Killing has unknowingly become a culture for us. People thought that the deaths of two or three persons in a day were normal. While these were happening, the president was busy defending the campaign and the police officers despite the truth that some police officers’ acts were really condemnable.

The president was busy lambasting his critics and cursing the world and God. The Filipinos then felt that these crimes will not stop because Duterte somehow saw it as the only way to stop the drug problem. So people learned to live with these killings. It became part of our daily lives. The Philippines witnessed people being murdered daily.

Killings has crept in our system. No one was spared. The country with its rich religiosity and with its majestic scenery has become a killing ground. The criminals has totally lost respect in humanity. Instead of fearing the notoriousness of the president, it paved way for cold-bloodedness.

We live in a country where killings is a routine. And people living in anger, frustration, depression, and hatred to see killing as a way to solve problems triggered by the widespread violence in the country.

The Philippine Church is facing one of its biggest challenges in modern history.
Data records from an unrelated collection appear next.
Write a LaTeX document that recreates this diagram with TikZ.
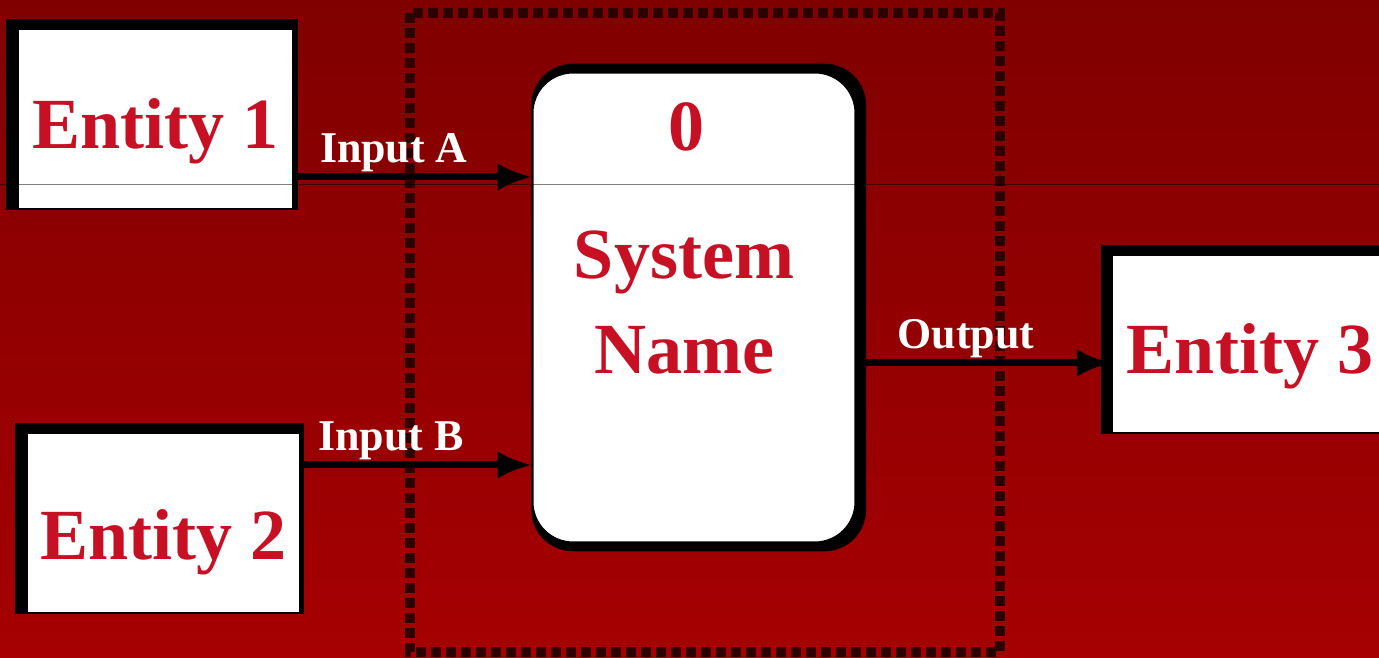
\documentclass[tikz,border=0pt]{standalone}
\usepackage{fontspec}
\setmainfont{Liberation Serif}
\usetikzlibrary{arrows.meta,shadows}

\definecolor{bgtop}{RGB}{128,0,0}
\definecolor{bgbot}{RGB}{166,0,2}
\definecolor{boxred}{RGB}{200,16,36}
\definecolor{edgedark}{RGB}{45,0,0}

\begin{document}
\begin{tikzpicture}[x=0.02cm, y=0.02cm,
    entity/.style={draw=black, line width=0.02cm, fill=white,
        minimum width=5.5cm, minimum height=3.6cm, inner sep=0pt,
        text=boxred, font=\bfseries\fontsize{41}{54}\selectfont,
        text height=1.2cm, text depth=0pt,
        drop shadow={shadow xshift=-0.07cm, shadow yshift=0.08cm,
            shadow scale=1.06, fill=black, opacity=1}},
    process/.style={draw=black, line width=0.02cm, fill=white,
        rounded corners=0.8cm, minimum width=6.44cm, minimum height=9.38cm,
        drop shadow={shadow xshift=0.09cm, shadow yshift=0cm,
            shadow scale=1.04, fill=black, opacity=1}},
    proctext/.style={text=boxred, font=\bfseries\fontsize{41}{54}\selectfont,
        align=center, inner sep=0pt},
    flow/.style={-{Latex[length=0.7cm, width=0.55cm]}, line width=0.14cm, black},
    flowlabel/.style={above, inner sep=1pt, text=white,
        font=\bfseries\fontsize{25}{30}\selectfont}]

    % --- Frame and background ---
    \useasboundingbox (0,0) rectangle (1379,658);
    \clip (0,0) rectangle (1379,658);
    \shade[top color=bgtop, bottom color=bgbot] (0,0) rectangle (1379,658);

    % --- System boundary ---
    \draw[edgedark, line width=0.2cm, dash pattern=on 0.2cm off 0.1cm]
        (410,645) rectangle (1000,6);

    % --- Entities and process ---
    \node[entity] (ent1) at (155.5,539) {Entity 1};
    \node[entity, minimum width=5.46cm, text height=1.48cm] (ent2) at (163.5,135) {Entity 2};
    \node[entity, minimum height=3.56cm] (ent3) at (1250,314) {Entity 3};

    \node[process] (sys) at (694,350.5) {};
    \node[proctext] (sysnum) at (686,531) {0};
    \node[proctext] (sysname) at (684,355.5) {System\\Name};

    % --- Data flows ---
    \coordinate (inA) at (0,481);
    \coordinate (inB) at (0,193);
    \coordinate (outp) at (0,295);

    \draw[flow] (ent1.east |- inA) -- node[flowlabel, pos=0.42] {Input A} (sys.west |- inA);
    \draw[flow] (ent2.east |- inB) -- node[flowlabel, pos=0.39] {Input B} (sys.west |- inB);
    \draw[flow] (sys.east |- outp) -- node[flowlabel, pos=0.43] {Output} (ent3.west |- outp);

    % --- Thin rule across the picture ---
    \draw[black, opacity=0.5, line width=0.02cm] (0,473) -- (1379,473);

\end{tikzpicture}
\end{document}
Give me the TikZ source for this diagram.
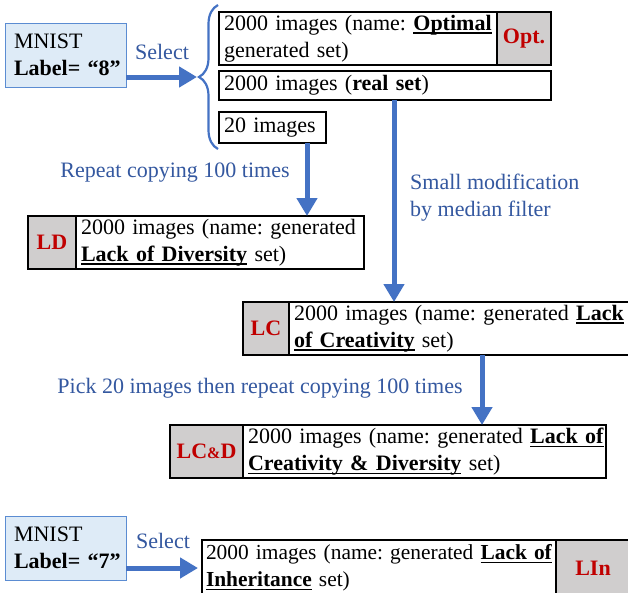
\documentclass[tikz,border=0pt]{standalone}
\usepackage{fontspec}
\setmainfont{Liberation Serif}
\usetikzlibrary{arrows.meta,positioning,decorations.pathreplacing}

\definecolor{flowblue}{RGB}{68,114,196}
\definecolor{noteblue}{RGB}{52,88,160}
\definecolor{mnistfill}{RGB}{222,235,247}
\definecolor{mnistline}{RGB}{91,140,210}
\definecolor{tagfill}{RGB}{208,206,206}
\definecolor{tagred}{RGB}{192,0,0}

\newcommand{\setfont}{\fontsize{22}{27}\selectfont\frenchspacing}
\newcommand{\setname}[1]{\leavevmode\setbox0\hbox{\textbf{#1}}%
  \rlap{\raisebox{-3.5pt}{\rule{\wd0}{1.3pt}}}\box0\relax}

\tikzset{setbox/.style = {draw, line width=1.2pt, fill=white, outer sep=0pt,
                          inner xsep=5pt, inner ysep=0pt, align=left,
                          anchor=north west, font=\setfont, text width=#1},
         setbox/.default=200pt,
         tagbox/.style = {draw, line width=1.2pt, fill=tagfill, outer sep=0pt,
                          inner sep=0pt, text=tagred, font=\setfont\bfseries},
         mnistbox/.style = {draw=mnistline, line width=1pt, fill=mnistfill,
                            outer sep=0pt, inner xsep=9pt, inner ysep=0pt,
                            align=left, anchor=north west, font=\setfont,
                            text width=103pt, minimum width=121pt,
                            minimum height=64pt},
         flow/.style = {draw=flowblue, line width=5pt,
                        -{Triangle[width=20pt,length=18pt]}},
         setbrace/.style = {draw=flowblue, line width=2.2pt,
                            decorate, decoration={brace, amplitude=19pt}},
         note/.style = {text=noteblue, font=\setfont, align=left, inner sep=0pt}
        }

\begin{document}
\begin{tikzpicture}[x=1pt, y=-1pt]
\useasboundingbox (0,0) rectangle (628,592);
\fill[white] (0,0) rectangle (628,592);
\clip (0,0) rectangle (628,592);

% digit 8
\node[mnistbox] (mnist8) at (5,23) {MNIST\\\mbox{\textbf{Label= “8”}}};
\node[note] (sel8) at (162,52) {Select};
\draw[setbrace] (218,149) -- (218,5);
\coordinate (tip8) at (197,77);
\draw[flow] (mnist8.east |- tip8) -- (tip8);

\node[setbox=268pt, minimum height=53pt] (opt) at (219,12)
     {\mbox{2000 images (name: \setname{Optimal}}\\generated set)};
\node[tagbox, minimum width=54pt, minimum height=53pt, right=0pt of opt] (opttag) {Opt.};
\node[setbox=322pt, minimum height=29pt] (real) at (219,71)
     {2000 images (\textbf{real set})};
\node[setbox=97pt, minimum height=31pt] (twenty) at (219,112) {20 images};

% lack of diversity
\node[tagbox, anchor=north west, minimum width=48pt, minimum height=53pt] (ldtag) at (28,216) {LD};
\node[setbox=278pt, minimum height=53pt, anchor=west, right=0pt of ldtag] (ld)
     {\mbox{2000 images (name: generated}\\\setname{Lack of Diversity} set)};
\coordinate (c20) at ([xshift=-19pt]twenty.south east);
\draw[flow] (c20) -- (c20 |- ld.north);
\node[note] (rep) at (175,173) {Repeat copying 100 times};

% lack of creativity
\node[tagbox, anchor=north west, minimum width=46pt, minimum height=53pt] (lctag) at (243,302) {LC};
\node[setbox=330pt, minimum height=53pt, anchor=west, right=0pt of lctag] (lc)
     {\mbox{2000 images (name: generated \setname{Lack}}\\\setname{of Creativity} set)};
\coordinate (creal) at ([xshift=175pt]real.south west);
\draw[flow] (creal) -- (creal |- lc.north);
\node[note, anchor=west] (med) at (410,198) {Small modification\\by median filter};

% lack of creativity and diversity
\node[tagbox, anchor=north west, minimum width=73pt, minimum height=53pt] (lcdtag) at (170,425)
     {LC{\fontsize{16}{16}\selectfont\&}D};
\node[setbox=353pt, minimum height=53pt, anchor=west, right=0pt of lcdtag] (lcd)
     {\mbox{2000 images (name: generated \setname{Lack of}}\\\setname{Creativity \& Diversity} set)};
\coordinate (clc) at ([xshift=193pt]lc.south west);
\draw[flow] (clc) -- (clc |- lcd.north);
\node[note] (pick) at (260,388) {Pick 20 images then repeat copying 100 times};

% digit 7
\node[mnistbox] (mnist7) at (5,516) {MNIST\\\mbox{\textbf{Label= “7”}}};
\node[note] (sel7) at (163,541) {Select};
\node[setbox=346pt, inner xsep=4pt, minimum height=56pt,
      font=\fontsize{21.4}{27}\selectfont\frenchspacing] (lin) at (202,540)
     {\mbox{2000 images (name: generated \setname{Lack of}}\\\setname{Inheritance} set)};
\node[tagbox, minimum width=74pt, minimum height=56pt, right=0pt of lin] (lintag) {LIn};
\coordinate (tip7) at ([xshift=-4pt]lin.west);
\draw[flow] (mnist7.east |- tip7) -- (tip7);
\end{tikzpicture}
\end{document}
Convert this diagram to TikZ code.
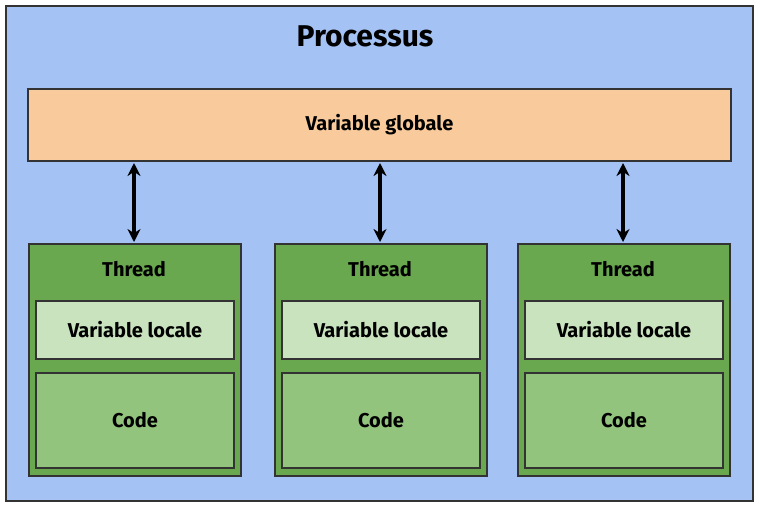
\documentclass[tikz,border=0pt]{standalone}
\usepackage{fontspec}
\setmainfont{Fira Sans}
\usetikzlibrary{arrows.meta}
\definecolor{bluebg}{HTML}{A4C2F4}
\definecolor{orangebg}{HTML}{F9CB9C}
\definecolor{dkgreen}{HTML}{6AA84F}
\definecolor{ltgreen}{HTML}{C9E3BE}
\definecolor{mdgreen}{HTML}{93C47D}
\definecolor{edge}{HTML}{333333}
\begin{document}
\begin{tikzpicture}[x=1pt,y=-1pt,
  box/.style={draw=edge,line width=2pt,rectangle},
  lbl/.style={font=\bfseries\fontsize{20}{24}\selectfont},
  arr/.style={{Stealth[length=13pt,width=13pt]}-{Stealth[length=13pt,width=13pt]},line width=4.5pt,black}]
\useasboundingbox (0,0) rectangle (760,507);
\node[box,fill=bluebg,minimum width=747pt,minimum height=495pt,anchor=north west] (proc) at (5,5) {};
\node[font=\bfseries\fontsize{30}{34}\selectfont] (title) at (365,36) {Processus};
\node[box,fill=orangebg,minimum width=703pt,minimum height=72pt,anchor=north west,lbl] (glob) at (27,88) {Variable globale};
\foreach \i/\x in {1/28,2/274,3/517}{
  \node[box,fill=dkgreen,minimum width=212pt,minimum height=232pt,anchor=north west] (t\i) at (\x,243) {};
  \node[lbl] (tl\i) at (\x+106,269) {Thread};
  \node[box,fill=ltgreen,minimum width=198pt,minimum height=58pt,anchor=north west,lbl] (v\i) at (\x+7,300) {Variable locale};
  \node[box,fill=mdgreen,minimum width=198pt,minimum height=95pt,anchor=north west,lbl] (c\i) at (\x+7,372) {Code};
  \draw[arr] (t\i.north -| \x+106,0) ++(0,-1) -- ([yshift=-1pt]glob.south -| \x+106,0);
}
\end{tikzpicture}
\end{document}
The sixth commandment, “You shall not kill” has no longer the same effect on people. This commandment should remind us of the dignity of others. Everyone should be respected. Lives should be taken care of, protected and not wasted. We do not harm others because we have fear of the Lord, a gift from the Holy Spirit. But one who does not fully rooted in one’s faith in God can easily be persuaded of the cheapness of life especially when a president calls God “stupid.”

One crime leads to another. When criminals killed a priest, another got the courage to kill another. When one mayor or official was sniped, another person did the same. And it goes on and on until the culture of killing was set. It is very unfortunate this is all happening in our dear country.

Duterte must think that he is a creating a system and culture with all his actuations and remarks. If we would like the killing to stop the president must tone down or else this country will be damned.